In 1981, K J Bennett suffered a midlife crisis at the age of 23. Flat broke, in a terrible job that paid next to no money, and commuting from Hertfordshire (to where he had moved whilst still in the band) to Camden Town daily, and on the verge of commencing a failed marriage, he realised that a good job was required.
“Of course,” says K J Bennett, logically, “I didn’t set out to enter into a failed marriage: as far as I was concerned, it would last forever.” It didn’t. The marriage was all but ended in 1986, and a divorce followed soon after.
But at the start, determined to make a success of it all, K J Bennett managed against all odds to obtain employment in public service. Being an educational failure he first took an IQ test – the result boosted his confidence enough to sit the entry exam for his chosen profession.
Long working hours, a lack of compatibility, and many other things contributed to the breakdown of the marriage. But luck was on his side: soon after the break-up, K J Bennett met Theresa, the woman to whom he is still happily married. Together they have two children, now both adults.
There are many tales he could tell about his role in public service, but K J Bennett prefers not to. “It’s far too serious to bore people with. I prefer escaping into fantasy worlds, where strange things happen and the impossible is possible. That’s why I write. Maybe one day, though, now I’ve been out of it for a while, I’ll write about it, but I prefer pure escapism.”
Preferring the challenge of novel writing to short fiction, K J Bennett has several full length novels and a screenplay, although so far, a publishing contract has evaded him.
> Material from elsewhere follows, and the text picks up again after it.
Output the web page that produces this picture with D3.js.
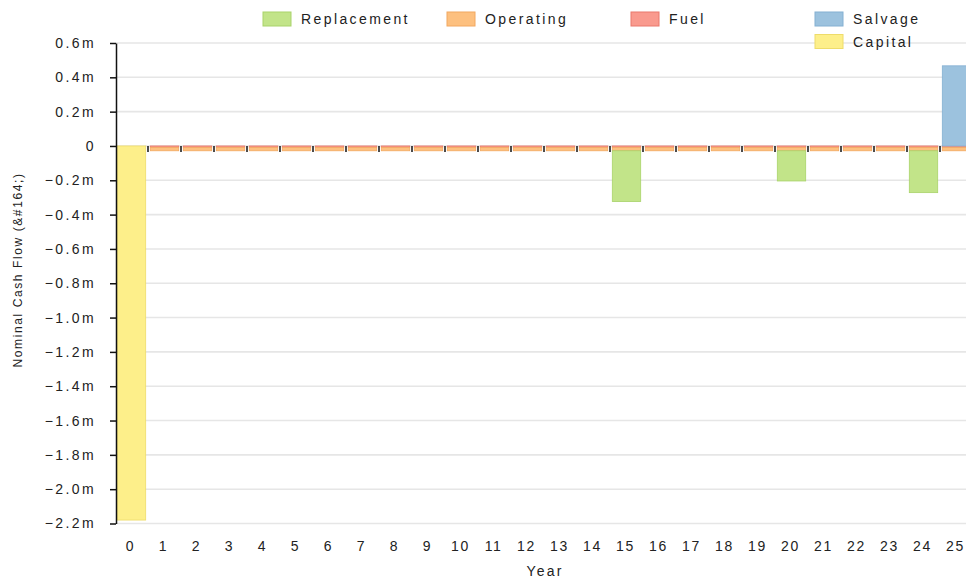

Now retired and living in south Devon, K J Bennett looks forward to his future in literature and photography, and has faced up to some demons from the past – in particular, the identity crisis he faced when the electoral boundary changes moved his birth place out of Cheshire and into Greater Manchester. Having finally come to terms with this, K J Bennett can often be seen paying homage to his now Mancunian roots by wandering the streets whilst wearing a green parka coat with a fur rimmed hood, and muttering the words, “Eh-up, our kid.”